One important note about the algorithm is that there is no guarantee it will converge. Each iteration will not necessarily improve the sum of residual. You can see this behaviour in my demo code. A plot of the mean square error vs iterations for my demo code is illustrated in the graph below. The code tries to fit the function $y = A\sin(Bx) + C\cos(Dx)$, which is sensitive to the initial estimate.

It is important to initialise the algorithm close to the true parameter value as possible, this will improve your chances of finding the correct solution.

Code

GaussNewton.zip

You’ll need OpenCV 2.x installed. In Linux just type make to compile and run. Replace the function Func() with your own one to play around with.

The program is very minimal and should be more or less self explanatory from the code, hopefully.

23 thoughts on “Gauss Newton algorthm”

1. javi says:

Hi, good job there! it seems quite clear.. Can you provide a new download link? The one here is broken 🙁

1. nghiaho12 says:

Thanks for letting me know. Link fixed.

Good day. Pls I’ve been able to download Opencv 2.4.4-beta. It contains so many files, i opened all but couldnt see the executable file to install to be able to use the code as directed. Please can you kindly assist on how to install the Opencv 2.x and how to go about the algorithm.
Thank you.

1. nghiaho12 says:

My experience is with Linux only. I always do

[go to the opencv directory]

mkdir build
cd build
cmake ..
make
make install

1. Thinh P. Tran says:

Hi,

The algorithm is clear but I sitll have some doubt. That is how can we be sure that J^{T}J has an inverse. Thank you for sharing. I am considering some nonlinear regression when I ran into your blog. 🙂

Best regards,
Thinh Tran

1. nghiaho12 says:

A quick check is to calculate the determinant of the matrix and see if it’s non-zero (good), zero (non-invertible).

3. Yeonuk Seong says:

Gooday for you!! Thanks for your help.

I have a project about PEM Fuel Cell.
I should draw the profile of lamda which is property of water.

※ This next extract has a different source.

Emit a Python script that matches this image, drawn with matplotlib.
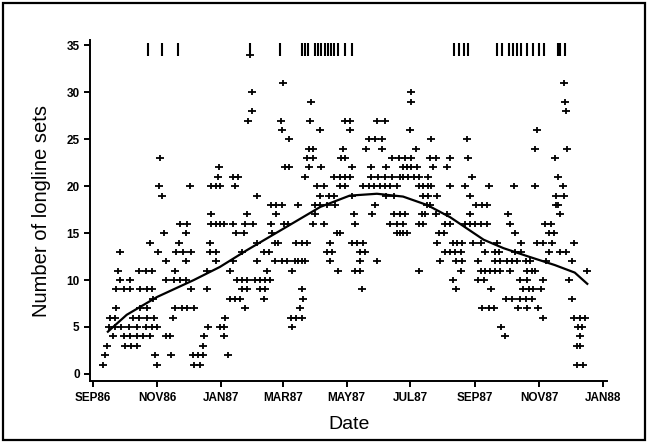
import numpy as np
import matplotlib
matplotlib.use('Agg')
import matplotlib.pyplot as plt
import matplotlib.dates as mdates
from matplotlib.path import Path
from matplotlib.patches import Rectangle

plt.rcParams['font.family'] = ['Liberation Sans', 'DejaVu Sans']

start = np.datetime64('1986-09-01')

# number of longline sets per day, one row per count level
# (days counted from 1 Sep 1986)
levels = [1, 2, 3, 4, 5, 6, 7, 8, 9, 10, 11, 12, 13, 14, 15, 16, 17,
          18, 19, 20, 21, 22, 23, 24, 25, 26, 27, 28, 29, 30, 31, 34]
days_at_level = [
    [9, 61, 96, 102, 462, 468],
    [11, 59, 74, 95, 100, 105, 129],
    [13, 30, 36, 42, 105, 462, 465],
    [19, 29, 35, 42, 48, 54, 70, 73, 106, 125, 393, 465],
    [15, 21, 27, 34, 42, 50, 56, 61, 110, 121, 125, 190, 390, 463, 467],
    [16, 21, 38, 44, 51, 58, 76, 126, 189, 194, 199, 430, 459, 465, 470],
    [22, 45, 51, 78, 85, 90, 96, 145, 198, 371, 378, 383, 406, 414, 425],
    [57, 131, 135, 140, 163, 200, 394, 400, 408, 413, 419, 457],
    [22, 29, 35, 45, 51, 56, 93, 109, 142, 147, 159, 164, 199, 257, 347,
     380, 411, 416, 420, 428],
    [26, 35, 70, 77, 83, 89, 137, 142, 147, 155, 159, 164, 169, 344, 368,
     373, 408, 414, 430, 455],
    [24, 44, 50, 56, 78, 109, 131, 166, 190, 234, 250, 255, 311, 351, 370,
     374, 379, 384, 389, 398, 414, 419, 422, 472],
    [70, 89, 117, 134, 156, 174, 180, 185, 193, 196, 199, 202, 226, 255,
     271, 331, 347, 352, 368, 384, 389, 395, 400, 405, 413, 417, 433, 457],
    [26, 62, 79, 86, 93, 112, 117, 142, 163, 168, 223, 228, 255, 260, 336,
     341, 346, 351, 374, 384, 388, 403, 409, 435, 446, 452],
    [54, 82, 112, 156, 174, 177, 194, 199, 204, 226, 247, 252, 258, 328,
     344, 348, 352, 363, 370, 386, 409, 424, 430, 438, 459],
    [68, 89, 136, 144, 171, 233, 236, 290, 293, 296, 300, 330, 335, 403,
     435, 440],
    [83, 90, 113, 117, 121, 125, 134, 145, 153, 170, 182, 186, 210, 220,
     250, 284, 290, 296, 311, 315, 336, 341, 355, 360, 365, 370, 376, 398,
     432, 437],
    [113, 147, 175, 212, 249, 266, 287, 293, 298, 314, 317, 327, 338, 360,
     396, 446],
    [170, 175, 180, 196, 212, 217, 223, 231, 269, 319, 322, 366, 371, 376,
     442, 444],
    [66, 156, 217, 225, 230, 247, 280, 287, 315, 320, 328, 360, 442, 450],
    [63, 92, 113, 117, 121, 135, 214, 220, 236, 241, 258, 263, 268, 274,
     279, 284, 290, 311, 315, 320, 323, 341, 355, 378, 402, 422, 449],
    [119, 134, 138, 202, 230, 236, 241, 245, 265, 272, 279, 285, 293, 296,
     301, 306, 311, 320, 362, 444],
    [120, 183, 187, 206, 218, 247, 265, 280, 296, 300, 304, 309, 325, 338],
    [64, 204, 210, 237, 241, 285, 292, 298, 304, 322, 327, 341, 358, 441],
    [206, 210, 239, 261, 276, 308, 422, 453],
    [187, 263, 269, 276, 323, 357],
    [180, 217, 245, 303, 424],
    [148, 179, 207, 241, 245, 271, 279],
    [152, 452],
    [208, 304, 451],
    [152, 304],
    [181, 450],
    [150],
]

# smoothed trend
curve_days = [14, 32, 61, 96, 121, 147, 179, 217, 245, 271, 296, 319,
              341, 357, 373, 392, 416, 441, 460, 472]
curve_sets = [4.5, 6.3, 8.2, 10.0, 11.4, 13.2, 15.3, 17.8, 19.0, 19.2,
              18.9, 18.0, 16.7, 15.5, 14.3, 13.4, 12.5, 11.6, 10.8, 9.6]

# rug marks along the top
rug_days = [52, 66, 81, 150, 178, 199, 202, 205, 212, 215, 218, 221, 224,
            227, 230, 234, 241, 247, 345, 349, 354, 358, 386, 391, 397,
            401, 405, 409, 414, 420, 426, 431, 444, 446, 451]

days = []
counts = []
for lev, dl in zip(levels, days_at_level):
    days += dl
    counts += [lev] * len(dl)

dates = start + np.array(days).astype('timedelta64[D]')
cdates = start + np.array(curve_days).astype('timedelta64[D]')
rdates = start + np.array(rug_days).astype('timedelta64[D]')

plus = Path([(-1, 0), (1, 0), (0, -0.7), (0, 0.7)],
            [Path.MOVETO, Path.LINETO, Path.MOVETO, Path.LINETO])

fig = plt.figure(figsize=(6.48, 4.43), dpi=100)
ax = fig.add_axes([0.139, 0.139, 0.798, 0.771])

ax.plot(dates, counts, linestyle='none', marker=plus, ms=6.4, mew=1.3,
        color='black')
ax.plot(cdates, curve_sets, color='black', lw=1.6)
ax.vlines(rdates, 33.9, 35.3, color='black', lw=1.5)

ax.set_ylim(-0.8, 35.6)
ax.set_xlim(start - np.timedelta64(3, 'D'), start + np.timedelta64(491, 'D'))
ax.set_yticks(range(0, 36, 5))

ax.xaxis.set_major_locator(mdates.MonthLocator(bymonth=[1, 3, 5, 7, 9, 11]))
ax.xaxis.set_major_formatter(
    plt.FuncFormatter(lambda v, p: mdates.num2date(v).strftime('%b%y').upper()))

for s in ['top', 'right']:
    ax.spines[s].set_visible(False)
for s in ['left', 'bottom']:
    ax.spines[s].set_linewidth(1.4)
ax.tick_params(direction='out', length=4, width=1.4, labelsize=8.5)
for lab in ax.get_xticklabels() + ax.get_yticklabels():
    lab.set_fontweight('bold')

ax.set_xlabel('Date', fontsize=14, labelpad=9)
ax.set_ylabel('Number of longline sets', fontsize=14.5, labelpad=11)

fig.patches.append(Rectangle((0.005, 0.007), 0.99, 0.986,
                             transform=fig.transFigure, fill=False,
                             lw=1.6, edgecolor='black'))

fig.savefig('out.png', dpi=100)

The parameter is lamda and I want to have 41 nodes of the system.

can you explain more specifically to me why it has 41×1 matrix?

1. nghiaho12 says:

Umm not sure if I understand you correctly. I assume your system has 41 data points, hence the 41×1 matrix?

4. driftye says:

Mat delta = ((Jf.t()*Jf)).inv() * Jf.t()*r;
params += delta;
How is your code to be right with plus instead of minus.

1. nghiaho12 says:

Look at the Wikipedia page history, someone changed the + to a minus, which is incorrect. I’ve checked this against other pdf files on the topic.

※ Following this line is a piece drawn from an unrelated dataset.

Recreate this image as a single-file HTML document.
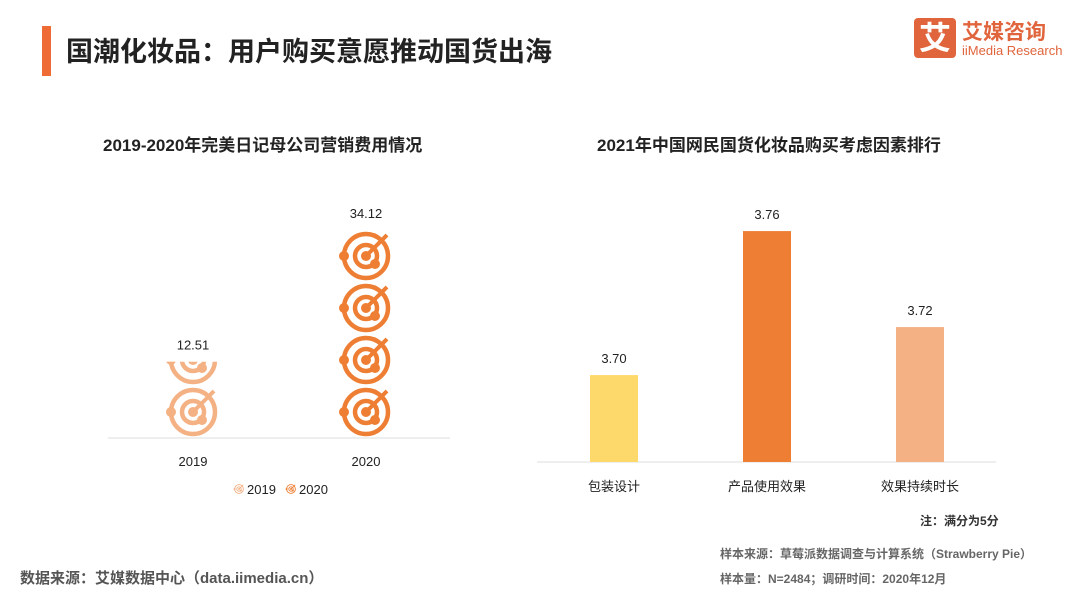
<!DOCTYPE html>
<html><head><meta charset="utf-8"><style>
body{margin:0;width:1080px;height:608px;background:#fff;font-family:"Liberation Sans","Noto Sans CJK SC",sans-serif;overflow:hidden;position:relative}
.t{position:absolute;white-space:nowrap}
</style></head><body>
<div class="t" style="left:42px;top:26px;width:9px;height:50px;background:#EF6B35"></div>
<div class="t" style="left:66px;top:30px;font-size:27px;font-weight:bold;color:#222">国潮化妆品：用户购买意愿推动国货出海</div>
<div class="t" style="left:914px;top:18px;width:42px;height:40px;background:#E0643C;border-radius:4px;color:#fff;font-size:32px;font-weight:bold;text-align:center;line-height:40px">艾</div>
<div class="t" style="left:962px;top:16px;font-size:21px;font-weight:bold;color:#E0643C">艾媒咨询</div>
<div class="t" style="left:962px;top:43px;font-size:13px;color:#E0643C">iiMedia Research</div>

<div class="t" style="left:103px;top:131px;font-size:17px;font-weight:bold;color:#222">2019-2020年完美日记母公司营销费用情况</div>
<div class="t" style="left:597px;top:131px;font-size:17px;font-weight:bold;color:#222">2021年中国网民国货化妆品购买考虑因素排行</div>

<svg id="c" width="1080" height="608" style="position:absolute;left:0;top:0">
<defs>
<g id="ic">
<circle cx="0" cy="0" r="22" fill="none" stroke-width="4.5"/>
<circle cx="0" cy="0" r="11" fill="none" stroke-width="4.5"/>
<line x1="0" y1="0" x2="21" y2="-21" stroke-width="4"/>
<circle cx="0" cy="0" r="4.5"/>
<circle cx="-22" cy="0" r="4.5"/>
<circle cx="9" cy="8" r="4.5"/>
</g>
</defs>
</svg>

<div class="t" style="left:920px;top:512px;font-size:12px;color:#333;font-weight:bold">注：满分为5分</div>
<div class="t" style="left:720px;top:545px;font-size:12px;color:#666;font-weight:bold">样本来源：草莓派数据调查与计算系统（Strawberry Pie）</div>
<div class="t" style="left:720px;top:570px;font-size:12px;color:#666;font-weight:bold">样本量：N=2484；调研时间：2020年12月</div>
<div class="t" style="left:20px;top:567px;font-size:15px;color:#555;font-weight:bold">数据来源：艾媒数据中心（data.iimedia.cn）</div>

<script>
const leftCats=["2019","2020"];
const leftVals=[12.51,34.12];
const leftColors=["#F4B183","#EE7E33"];
const rightCats=["包装设计","产品使用效果","效果持续时长"];
const rightVals=[3.70,3.76,3.72];
const rightLabels=["3.70","3.76","3.72"];
const rightColors=["#FDD86A","#EE7E33","#F4B183"];
const NS="http://www.w3.org/2000/svg";
const svg=document.getElementById('c');
function mk(t,a){const e=document.createElementNS(NS,t);for(const k in a)e.setAttribute(k,a[k]);svg.appendChild(e);return e;}
// left chart
const lBase=438, lScale=208/34.12, lx=i=>193+i*173, icon=52;
const ax=mk('line',{x1:108,y1:lBase,x2:450,y2:lBase,stroke:'#ddd','stroke-width':1});


leftVals.forEach((v,i)=>{
  const h=v*lScale, cx=lx(i);
  const cp=document.createElementNS(NS,'clipPath');cp.setAttribute('id','cp'+i);
  const r=document.createElementNS(NS,'rect');r.setAttribute('x',cx-40);r.setAttribute('y',lBase-h);r.setAttribute('width',80);r.setAttribute('height',h);
  cp.appendChild(r);svg.querySelector('defs').appendChild(cp);
  const g=mk('g',{'clip-path':'url(#cp'+i+')',fill:leftColors[i],stroke:leftColors[i]});
  
  
  const n=Math.ceil(h/icon);
  for(let k=0;k<n;k++){const u=document.createElementNS(NS,'use');u.setAttribute('href','#ic');u.setAttribute('x',cx);u.setAttribute('y',lBase-26-k*icon);g.appendChild(u);}
  const t=mk('text',{x:cx,y:lBase-h-12,'text-anchor':'middle','font-size':13,fill:'#222'});t.textContent=v.toFixed(2);
  
  
  const c=mk('text',{x:cx,y:lBase+28,'text-anchor':'middle','font-size':13,fill:'#222'});c.textContent=leftCats[i];
  
  
  const lx0=234+i*52;
  const lg=mk('g',{fill:leftColors[i],stroke:leftColors[i],transform:`translate(${lx0+5},489) scale(0.2)`});
  
  
  const u=document.createElementNS(NS,'use');u.setAttribute('href','#ic');lg.appendChild(u);
  const lt=mk('text',{x:lx0+13,y:494,'font-size':13,fill:'#222'});lt.textContent=leftCats[i];
  
  
});
// right chart
const rBase=462, rMean=3.7267, rMeanH=151, rScale=2400, rx=i=>614+i*153, bw=48;
const ax2=mk('line',{x1:537,y1:rBase,x2:996,y2:rBase,stroke:'#ddd','stroke-width':1});


rightVals.forEach((v,i)=>{
  const h=rMeanH+(v-rMean)*rScale, cx=rx(i);
  const b=mk('rect',{x:cx-bw/2,y:rBase-h,width:bw,height:h,fill:rightColors[i]});
  
  
  const t=mk('text',{x:cx,y:rBase-h-12,'text-anchor':'middle','font-size':13,fill:'#222'});t.textContent=rightLabels[i];
  
  
  const c=mk('text',{x:cx,y:rBase+29,'text-anchor':'middle','font-size':13,fill:'#222'});c.textContent=rightCats[i];
  
  
});
</script>
</body></html>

5. Thanks for your tutorial and your code which are both clear and easy to understand.
I have only one question: How can get the equation above Solving for \Delta ?

1. nghiaho12 says:

It’s from the Wikipedia page. But I think the page may have changed over the years, it looks different to what I remembered.

6. Linux says:

Hello , i would need the Gauss Newton algorithm to minimize reprojection error to estimate camera motion. I’ve seen your code but i don’t understand how i can use it for my target.

1. nghiaho12 says:

Modify the Func() function. It needs to return a single error value given your input and parameters.

1. Linux says:

Thank you for your kind support.
Which value i have to assign to initial guess if the images are rectified ? I’ m working on visual stereo odometry.

1. nghiaho12 says:

You should look at OpenCV’s way of doing stereo rectification. I’d probably not use my own code for serious work. This is more for learning.

1. Linux says:

the method that i’ve implemented based on a paper is not provided by opencv. Could you help me, in motion estimation if i provide you the paper’s name? I wrong something in the implementation, but i’m not able to understand what. The number of inliers provided is very low. And the estimated trajectory, is totally wrong.

2. nghiaho12 says:

Unfortunately, I don’t have much spare time these days. You might want to try posting on the OpenCV forum.

7. Linux says:

For me would be fine also a pseudo algorithm. I have to compute the 6 DOF motion parameters , i need to use a windowed bundle adjustement algorith that at each step use two pair of stereo images, current and previous, and use gauss newton to minimize a function cost . the algorithm use a dual residual scheme.

1. nghiaho12 says:

I haven’t done any work in bundle adjustment so won’t be of help here.

1. Linux says:

Ok thanks anyway.

8. Veri88 says:

Hi, I’m trying to estimate camera motion and I have two equation with eight parameters that describes the 2D parametric image motion, but I don’t understand how I can implement Gauss-Newton if the parameters are affecting both equations. I hope you can help me with some suggestions!

1. nghiaho12 says:

This is a topic that I’ve dabbled on in the past but not an expert in. You should check the Multiple View Geometry book for different minimization formulations for this problem. Gauss Newton is one of the many methods you can use for numerical optimization.